Two teachers air concerns, frustrations

Proposition 301, passed by voters in November, will raise teacher pay.

But pay aside: What are the other concerns and frustrations teachers face today?

Two local educators spoke frankly.

Melissa Marquez, who teaches fourth and fifth-grade alternative students in the Kingman Elementary School District, said the state standards are frustrating to her.

"The standards are not an issue," she said.

"We all like goals and having a plan, and they're a means to create lesson plans so we have a guideline for the standards.

"It's the overwhelming challenge of getting the standards to the kids and finding enough time to incorporate them all."

If standards were concentrated in three general areas of reading, writing and arithmetic, teaching would be easier, Marquez said.

But there also are standards in science, social studies, computers, library, health and physical education that children in the elementary grades must know by the time they reach high school, she said.

Higher standards of student discipline need to be developed so students realize the importance of school, Marquez said.

That also ties in with more parental involvement, she said.

"There's just not enough time to do all the things you love to do with students," Marquez said.

"I'd really like to get into projects that are highly detailed and cover many aspects of academics.

"An example would be a social studies project that involves math, science and a lot of reading about the specific topic.

We call them thematic units."

More skills classes and alternative programs need to be created as well to accommodate the needs of different students, she said.

Linda Seifers teaches a grade 5-6 skills class at Black Mountain Elementary School.

She is in her 30th year as a teacher and 15th year with the KESD.

Many students come to school ill-prepared, as many families do not make education their top priority, Seifers said.

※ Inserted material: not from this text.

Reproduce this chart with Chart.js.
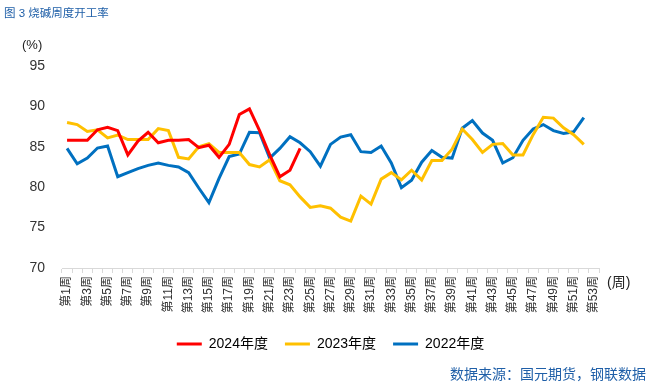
<!DOCTYPE html>
<html>
<head>
<meta charset="utf-8">
<script src="https://cdn.jsdelivr.net/npm/chart.js@4"></script>
<style>
  html, body { margin: 0; padding: 0; background: #fff; }
  #wrap { width: 650px; height: 388px; position: relative; }
</style>
</head>
<body>
<div id="wrap"><canvas id="graph" width="650" height="388"></canvas></div>
<script>
// weeks 第1周 .. 第53周
var weeks = [];
for (var w = 1; w <= 53; w++) weeks.push('第' + w + '周');

var y2024 = [85.8, 85.8, 85.8, 87.1, 87.4, 87.0, 84.0, 85.7, 86.8, 85.5, 85.8, 85.8,
  85.9, 84.9, 85.2, 83.7, 85.3, 89.0, 89.7, 87.0, 84.0, 81.3, 82.1, 84.8];

var y2023 = [88.0, 87.75, 86.9, 87.1, 86.1, 86.45, 85.9, 85.9, 85.9, 87.25, 87.0, 83.7,
  83.5, 85.0, 85.4, 84.3, 84.3, 84.3, 82.8, 82.5, 83.4, 80.8, 80.3, 78.8, 77.5, 77.7,
  77.4, 76.3, 75.8, 78.9, 77.9, 81.0, 81.8, 80.9, 82.1, 80.9, 83.3, 83.3, 84.7, 87.2,
  85.9, 84.3, 85.3, 85.4, 84.0, 84.0, 86.5, 88.65, 88.55, 87.35, 86.5, 85.3];

var y2022 = [84.8, 82.9, 83.6, 84.85, 85.1, 81.3, 81.8, 82.3, 82.7, 83.0, 82.7, 82.5,
  81.8, 79.9, 78.1, 81.1, 83.8, 84.1, 86.8, 86.75, 83.6, 84.8, 86.25, 85.5, 84.4, 82.6,
  85.3, 86.2, 86.5, 84.4, 84.3, 85.1, 83.0, 79.95, 80.85, 83.1, 84.55, 83.7, 83.6, 87.3,
  88.25, 86.7, 85.8, 83.0, 83.65, 85.8, 87.2, 87.75, 87.0, 86.65, 86.85, 88.6];

var seriesNames = ['2024年度', '2023年度', '2022年度'];
var seriesColors = ['#FF0000', '#FFC000', '#0070C0'];

var FONT = '"Liberation Sans", "Noto Sans CJK SC", sans-serif';

function mkSet(i, data) {
  return {
    label: seriesNames[i],
    data: data,
    borderColor: seriesColors[i],
    backgroundColor: seriesColors[i],
    borderWidth: 3,
    pointRadius: 0,
    tension: 0,
    fill: false
  };
}

// extra texts: title, units, source
var textsPlugin = {
  id: 'texts',
  afterDraw: function (chart) {
    var c = chart.ctx;
    var a = chart.chartArea;
    c.save();
    c.textBaseline = 'middle';
    c.fillStyle = '#1F5FA8';
    c.font = '11.5px ' + FONT;
    c.textAlign = 'left';
    c.fillText('图 3 烧碱周度开工率', 4, 14);
    c.font = '14px ' + FONT;
    c.textAlign = 'right';
    c.fillText('数据来源：国元期货，钢联数据', 646, 375);
    c.fillStyle = '#222';
    c.textAlign = 'left';
    c.font = '13px ' + FONT;
    c.fillText('(%)', 22, 45);
    c.font = '14px ' + FONT;
    c.fillText('(周)', a.right + 8, 283);
    c.restore();
  }
};

var ctx = document.getElementById('graph').getContext('2d');
var chart = new Chart(ctx, {
  type: 'line',
  data: {
    labels: weeks,
    datasets: [mkSet(0, y2024), mkSet(1, y2023), mkSet(2, y2022)]
  },
  plugins: [textsPlugin],
  options: {
    responsive: false,
    animation: false,
    layout: { padding: { top: 66, left: 0, right: 51, bottom: 27 } },
    plugins: {
      title: { display: false },
      tooltip: { enabled: false },
      legend: {
        position: 'bottom',
        fullSize: false,
        labels: {
          boxWidth: 25,
          boxHeight: 3,
          padding: 17,
          color: '#000',
          font: { family: FONT, size: 14 },
          generateLabels: function (chart) {
            var items = Chart.defaults.plugins.legend.labels.generateLabels(chart);
            items.forEach(function (it) { it.lineWidth = 0; });
            return items;
          }
        }
      }
    },
    scales: {
      x: {
        offset: true,
        grid: { display: true, drawOnChartArea: false, tickLength: 5, color: '#D9D9D9', offset: true },
        border: { display: true, color: '#D9D9D9' },
        ticks: {
          autoSkip: false,
          minRotation: 90,
          maxRotation: 90,
          padding: 3,
          color: '#333',
          font: { family: FONT, size: 12 },
          callback: function (v, i) { return i % 2 === 0 ? weeks[i] : ''; }
        },
        afterFit: function (s) { s.height = 52; }
      },
      y: {
        min: 70,
        max: 95,
        ticks: {
          stepSize: 5,
          padding: 9,
          color: '#333',
          font: { family: FONT, size: 14 }
        },
        grid: { display: false },
        border: { display: false },
        afterFit: function (s) { s.width = 62; }
      }
    }
  }
});
</script>
</body>
</html>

She said there is nothing she can do about that.

However, she has two other frustrations – unnecessary paperwork and the amount of time spent on testing.

"We're required to write the standards into our daily lesson plans," Seifers said.

"That does nothing to improve the education of the children; it's just busy work.

"I don't have a problem with standardized testing, but we test the kids to death and then there are no results as an outcome for how they did on the tests.

If they don't do well, we're not providing them with the programs to help them get caught up."

Seifers said she has 25 students in her skills class, about twice the number she should have to deliver the most effective instruction.

An increase in the student population at Cerbat Elementary in recent years has led the district to re-assign some Black Mountain teachers to Cerbat, she said.

As a result, class sizes are now rising at Black Mountain, Seifers said.

Teachers also distribute an average of two fliers per week at Black Mountain for students to take home.

They come from 4-H, Boy and Girl scouts and other worthwhile causes, but again they have nothing to do with the education delivered in the classroom, Seifers said.

"We're an easy place to disseminate information," Seifers said.

"When we send out fliers, we may touch 4,000 households."

Elementary teachers make out six or seven lesson plans daily that cover math, English, social studies, science, spelling, reading and writing, Seifers said.

It is time-consuming but necessary paperwork, so teachers do not need extra unnecessary paperwork on top of it, she said.

"I truly believe what we are doing, instead of putting together smaller classes and skills classes, is developing middle management that does not come into contact daily with students and that means more paperwork," Seifers said.

"I'm not talking about principals and assistant principals, but rather testing coordinators and activities directors.

They give us things to do, but not in a way to help teach the kids."